Perhaps Mexis never go missing. Maybe they always find their way back, like homing pachucos.

Or possibly Mexicans are so busy running each other over while drunk driving that if Juan vanishes, the family just assumes he was flattened by tío Enrique, and everyone moves on.

Whatever the reason, Cali’s Mexicans are reacting to being left out of the “identity Ambers” the same way they react to everything political…with apathy, cervezas, and leaf blowers (literally, the only time Mexicans showed any interest in politics in the state was when environmentalists tried to ban leaf blowers).

Coming soon: ¡Arriba! Alerts, for homeowners in Beverly Hills who need to find a gardener.

As environmentalists fight to keep the border open, it’s comforting to know that the next generation of environmental lawyers is made up of people so retarded, if they went missing in California they’d be the subject of an I-Am-Samber Alert. Last week UNLV Law School’s Environmental Law Society apologized for planning a student “picnic.”

Yes, that again. No matter how many times the claim’s debunked, black leftists still believe that the word “picnic” is a shortened version of “pick-a-nigger,” and that “picnic” refers to lynchings (it’s actually just a shortened version of the French “pique-nique,” which means “trivial bite,” though if you remove the hyphen and Google-translate “pique nique” you get “fuck spades,” so maybe the blacks are onto something).
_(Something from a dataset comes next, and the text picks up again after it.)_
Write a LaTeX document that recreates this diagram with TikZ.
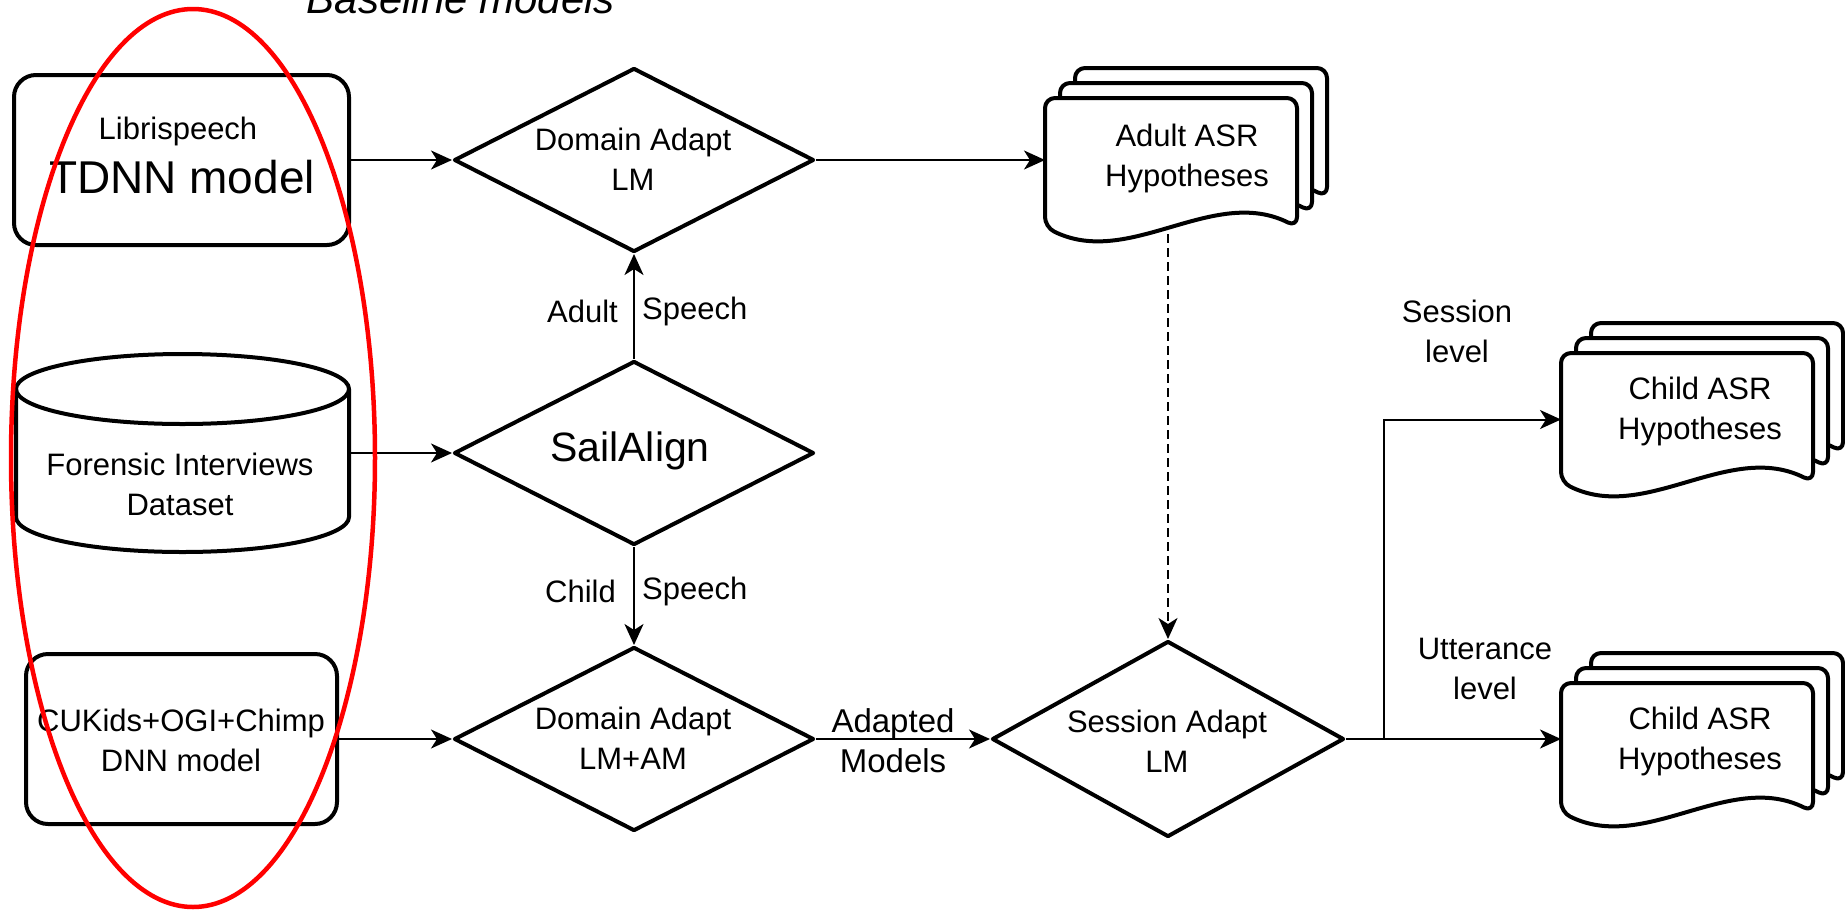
\documentclass[tikz,border=0pt]{standalone}
\usepackage{fontspec}
\setmainfont{Liberation Sans}
\usetikzlibrary{shapes.geometric, arrows.meta}

% one sheet of a stacked "document" shape: top-left corner (#1,#2), wavy bottom edge
\newcommand\docsheet[2]{%
  \draw[shapeline, fill=white, rounded corners=10pt]
    (#1+252,#2+129) .. controls (#1+168,#2+87) and (#1+84,#2+171) .. (#1,#2+129)
    -- (#1,#2) -- (#1+252,#2) -- cycle;}

\begin{document}
\begin{tikzpicture}[x=1pt, y=-1pt,
  shapeline/.style={line width=4pt, draw=black, line join=round},
  conn/.style={line width=2pt, -{Stealth[length=21pt,width=19pt,inset=6pt]}},
  decision/.style={diamond, shapeline, minimum width=360pt, minimum height=184pt, inner sep=0pt},
  roundbox/.style={rectangle, rounded corners=22pt, shapeline, inner sep=0pt},
  holder/.style={rectangle, inner sep=0pt, outer sep=2pt},
  lbl/.style={font=\fontsize{31}{40}\selectfont, align=center, inner sep=0pt, text=black},
]
\useasboundingbox (0,0) rectangle (1845,911);

% title
\node[lbl, font=\fontsize{42}{48}\selectfont\itshape, anchor=base] (title) at (461,13) {Baseline models};

% left column: sources
\node[roundbox, minimum width=335pt, minimum height=170pt] (libri) at (181.5,160) {};
\node[lbl] (libritop) at (178,131) {Librispeech};
\node[lbl, font=\fontsize{46}{52}\selectfont] (libribot) at (182,177) {TDNN model};

\draw[shapeline, fill=white] (16,389) -- (16,517)
  arc[start angle=180, end angle=360, x radius=166.5pt, y radius=35pt] -- (349,389);
\draw[shapeline] (182.5,389) ellipse[x radius=166.5pt, y radius=35pt];
\node[holder, minimum width=333pt, minimum height=198pt] (cyl) at (182.5,453) {};
\node[lbl] (cyltxt) at (180,484) {Forensic Interviews\\Dataset};

\node[roundbox, minimum width=311pt, minimum height=170pt] (cukids) at (181.5,739) {};
\node[lbl] (cukidstxt) at (181,740) {CUKids+OGI+Chimp\\DNN model};

% middle column: processing steps
\node[decision] (dalm) at (634,160) {};
\node[lbl] (dalmtxt) at (633,159) {Domain Adapt\\LM};
\node[decision] (sail) at (634,453) {};
\node[lbl, font=\fontsize{41}{48}\selectfont] (sailtxt) at (630,451) {SailAlign};
\node[decision] (dalmam) at (634,739) {};
\node[lbl] (dalmamtxt) at (633,738) {Domain Adapt\\LM+AM};
\node[decision, minimum width=352pt, minimum height=196pt] (sess) at (1168,739) {};
\node[lbl] (sesstxt) at (1167,741) {Session Adapt\\LM};

% output document stacks
\docsheet{1075}{68}
\docsheet{1060}{83}
\docsheet{1045}{98}
\node[holder, minimum width=252pt, minimum height=129pt, anchor=north west] (adultdoc) at (1045,98) {};
\node[lbl] (adulttxt) at (1187,158) {Adult ASR\\Hypotheses};

\docsheet{1591}{323}
\docsheet{1576}{338}
\docsheet{1561}{353}
\node[holder, minimum width=252pt, minimum height=129pt, anchor=north west] (cdoca) at (1561,353) {};
\node[lbl] (cdocatxt) at (1700,411) {Child ASR\\Hypotheses};

\docsheet{1591}{653}
\docsheet{1576}{668}
\docsheet{1561}{683}
\node[holder, minimum width=252pt, minimum height=129pt, anchor=north west] (cdocb) at (1561,683) {};
\node[lbl] (cdocbtxt) at (1700,741) {Child ASR\\Hypotheses};

% connectors
\draw[conn] (libri.east |- dalm.west) -- (dalm.west);
\draw[conn] (cyl.east |- sail.west) -- (sail.west);
\draw[conn] (cukids.east |- dalmam.west) -- (dalmam.west);
\draw[conn] (sail.north) -- (dalm.south);
\draw[conn] (sail.south) -- (dalmam.north);
\draw[conn] (dalm.east) -- (dalm.east -| adultdoc.west);
\draw[conn] (dalmam.east) -- (sess.west);
\coordinate (adultbot) at (1168,234);
\draw[conn, dash pattern=on 9pt off 5pt] (adultbot) -- (sess.north);
\coordinate (branch) at ([xshift=38pt]sess.east);
\draw[line width=2pt] (sess.east) -- (branch);
\draw[conn] (branch) |- (cdoca.west);
\draw[conn] (branch) -- (branch -| cdocb.west);

% connector labels
\node[lbl, anchor=east] (adultlbl) at (618,311) {Adult};
\node[lbl, anchor=west] (speechlbla) at (642,311) {Speech};
\node[lbl, anchor=east] (childlbl) at (616,591) {Child};
\node[lbl, anchor=west] (speechlblb) at (642,591) {Speech};
\node[lbl, font=\fontsize{33}{40}\selectfont] (adaptedlbl) at (893,741) {Adapted\\Models};
\node[lbl] (sesslvl) at (1457,331) {Session\\level};
\node[lbl] (uttlvl) at (1485,669) {Utterance\\level};

% highlight round the baseline models
\draw[red, line width=4.5pt] (193,458) ellipse[x radius=182pt, y radius=449pt];
\end{tikzpicture}
\end{document}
UNLV’s future bar-exam failers of America have been doing their best to find a replacement name for their upcoming event, but every option is problematic.

“Outing”? Please! That word comes from a terrible old tradition in which a town would lure its secret homosexuals to a pasture with the promise of food, only to “out” them and beat them to death.

“Jaunt”? Racist! Originally called “jaund,” a shortening of jaundiced, or yellow, this word refers to the public lynching of Chinese immigrants. To this day, saying “jaunt” in any Chinatown will cause grown women to faint (unless they’re already out cold from being sucker punched by a black).

“Field day”? Sexist! Originally named “feeled day,” this was an old college tradition in which young men would invite attractive girls to an outdoor lunch, but instead of being fed, the women would be mercilessly groped.

The simple fact is, there’s no word one can use for an outdoor gathering that isn’t racist, homophobic, or misogynistic. If blacks want to stay safe and stay woke, they gotta stay home.

There will likely be few objections to this from whites.